My previous post on Trayvon Martin led to a flamewar in the comments. I had to censor some offensive comments, which I normally don’t do.
In Florida (and also in NY), a prosecutor can submit an “information”, without using a grand jury. That’s what the prosecutor did in this case. Here is a link to a copy of the warrant.
There was one serious omission. There was a charge of 2nd degree murder. Why didn’t the prosecutor include the lesser charge of manslaughter? Is that a mistake, or an intentional oversight? Or, will manslaughter charges be added later?
In a murder trial, the prosecutor normally includes a lesser charge of manslaughter. That enables the jury to “compromise” and acquit for murder but convict for the lesser charges. That enables the prosecutor to say “We didn’t convict for murder, but we did get a partial conviction. Hooray for the State!”
What is the “advantage” of omitting the lesser charge? It forces a jury to either convict or acquit for murder. It prevents a lesser conviction for manslaughter. That could work in George Zimmerman’s favor, if the evidence is too weak to support murder. That could work in favor of a conviction, because the jury can’t compromise and convict for a lesser offense.
This isn’t going to be dismissed in pre-trial arguments. The judge is definitely going to let a jury decide. “Was it self-defense or not?” should be decided by a jury. “Stand your ground” shouldn’t apply in this case, because George Zimmerman initiated the confrontation with Trayvon Martin. However, some appeals court might see things differently.
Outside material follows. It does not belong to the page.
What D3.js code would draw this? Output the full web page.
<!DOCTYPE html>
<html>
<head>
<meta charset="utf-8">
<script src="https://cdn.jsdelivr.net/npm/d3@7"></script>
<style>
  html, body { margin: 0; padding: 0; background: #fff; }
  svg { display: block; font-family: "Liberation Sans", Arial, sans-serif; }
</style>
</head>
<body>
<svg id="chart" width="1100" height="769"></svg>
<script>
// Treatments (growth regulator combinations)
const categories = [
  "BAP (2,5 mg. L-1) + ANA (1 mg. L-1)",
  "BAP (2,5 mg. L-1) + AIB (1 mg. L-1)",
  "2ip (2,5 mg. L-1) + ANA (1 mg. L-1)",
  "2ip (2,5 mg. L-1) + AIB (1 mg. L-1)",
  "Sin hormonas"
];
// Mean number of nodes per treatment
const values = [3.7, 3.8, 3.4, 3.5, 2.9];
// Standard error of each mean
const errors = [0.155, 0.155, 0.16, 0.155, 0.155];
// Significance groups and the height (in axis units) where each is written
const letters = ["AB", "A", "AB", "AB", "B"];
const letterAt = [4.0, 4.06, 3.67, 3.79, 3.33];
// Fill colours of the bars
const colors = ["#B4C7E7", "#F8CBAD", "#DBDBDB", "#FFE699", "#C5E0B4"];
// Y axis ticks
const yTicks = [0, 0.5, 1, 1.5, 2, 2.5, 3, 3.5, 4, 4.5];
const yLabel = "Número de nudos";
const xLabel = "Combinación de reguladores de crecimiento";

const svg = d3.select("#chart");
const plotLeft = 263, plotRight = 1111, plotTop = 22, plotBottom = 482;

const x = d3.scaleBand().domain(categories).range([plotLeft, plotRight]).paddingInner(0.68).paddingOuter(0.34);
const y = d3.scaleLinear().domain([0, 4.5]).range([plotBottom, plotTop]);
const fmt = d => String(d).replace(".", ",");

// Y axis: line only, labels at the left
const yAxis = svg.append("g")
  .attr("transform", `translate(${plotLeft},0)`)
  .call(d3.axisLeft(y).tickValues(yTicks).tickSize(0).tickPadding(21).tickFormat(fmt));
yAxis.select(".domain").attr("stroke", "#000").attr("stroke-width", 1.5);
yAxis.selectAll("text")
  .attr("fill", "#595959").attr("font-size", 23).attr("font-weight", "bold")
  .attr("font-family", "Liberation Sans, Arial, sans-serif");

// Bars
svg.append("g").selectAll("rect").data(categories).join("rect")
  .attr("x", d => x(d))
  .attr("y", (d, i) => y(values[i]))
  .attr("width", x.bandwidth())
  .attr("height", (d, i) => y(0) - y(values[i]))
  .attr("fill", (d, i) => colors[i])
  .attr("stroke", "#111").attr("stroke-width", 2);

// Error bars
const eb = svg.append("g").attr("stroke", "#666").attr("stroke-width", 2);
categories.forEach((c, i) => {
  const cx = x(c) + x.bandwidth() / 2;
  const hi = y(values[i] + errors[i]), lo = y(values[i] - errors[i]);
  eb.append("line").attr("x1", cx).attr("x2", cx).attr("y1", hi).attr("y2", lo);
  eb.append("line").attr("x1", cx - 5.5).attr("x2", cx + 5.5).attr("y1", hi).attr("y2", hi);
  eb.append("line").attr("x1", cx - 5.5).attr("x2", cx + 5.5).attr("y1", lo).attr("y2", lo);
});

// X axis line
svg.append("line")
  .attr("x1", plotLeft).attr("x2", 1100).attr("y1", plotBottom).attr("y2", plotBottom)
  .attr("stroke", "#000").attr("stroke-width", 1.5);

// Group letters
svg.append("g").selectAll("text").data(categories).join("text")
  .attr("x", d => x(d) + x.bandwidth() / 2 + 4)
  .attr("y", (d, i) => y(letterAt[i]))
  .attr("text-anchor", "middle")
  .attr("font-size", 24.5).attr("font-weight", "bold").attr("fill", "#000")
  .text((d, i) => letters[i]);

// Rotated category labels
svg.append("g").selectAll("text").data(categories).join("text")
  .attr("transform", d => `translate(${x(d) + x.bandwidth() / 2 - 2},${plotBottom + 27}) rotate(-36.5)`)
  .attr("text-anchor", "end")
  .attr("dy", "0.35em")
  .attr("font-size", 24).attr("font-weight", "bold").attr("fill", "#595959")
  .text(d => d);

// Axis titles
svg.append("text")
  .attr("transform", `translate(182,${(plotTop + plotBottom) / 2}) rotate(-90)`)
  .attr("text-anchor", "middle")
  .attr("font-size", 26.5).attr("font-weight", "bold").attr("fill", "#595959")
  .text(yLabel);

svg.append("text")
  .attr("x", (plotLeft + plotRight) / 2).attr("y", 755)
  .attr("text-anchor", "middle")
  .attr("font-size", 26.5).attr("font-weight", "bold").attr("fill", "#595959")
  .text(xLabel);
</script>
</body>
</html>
There’s another interesting bit. George Zimmerman can waive a jury trial and ask for a bench trial. That could work in his favor, due to all the negative publicity. On the other hand, one defense lawyer wrote “Always use a jury. Never get a bench trial. If the judge likes your client, that will affect the jury. If the judge doesn’t like your client, there’s a chance that some jurors will think for themselves.” However, policemen frequently ask for a bench trial, when accused of a high-profile crime.
I was surprised that George Zimmerman was not also charged with manslaughter. Is the prosecutor doing George Zimmernan a favor? Without manslaughter as an option, the jury might straight acquit. However, the jury might decide to convict for murder, if a lesser conviction is not an option.
That’s a serious omission. In a case like this, the prosecutor almost always includes lesser offenses.
“No third solution” had the most interesting analysis. There were a couple of interesting points.
The State police monopoly was doing a lousy job. People felt the need to form a “neighborhood watch” to supplement the State police monopoly.
The State police failed to protect Trayvon Martin from George Zimmerman.
The State police failed to arrive quickly, once George Zimmeman called them. If they arrived quickly, George Zimmerman would not have felt the need to follow and confront Trayvon Martin.
Trayvon Martin didn’t trust the police. When he noticed he was being followed by someone with murderous intent, Trayvon Martin called a friend instead of calling 911 himself.
If Trayvon Martin was carrying a gun, he might have been able to defend himself.
The blame for this disaster lies 100% with the State. Most of the proposed “solutions” increase State power, such as “stricter gun control” or “change the law so it’s harder for someone to claim self-defense”. The State “justice” system can’t tell the difference between sincere self-defense, and murdering someone. None of the proposed solutions are “Eliminate the State police monopoly and State justice monopoly.” Anything else is patching up holes in a fundamentally flawed system.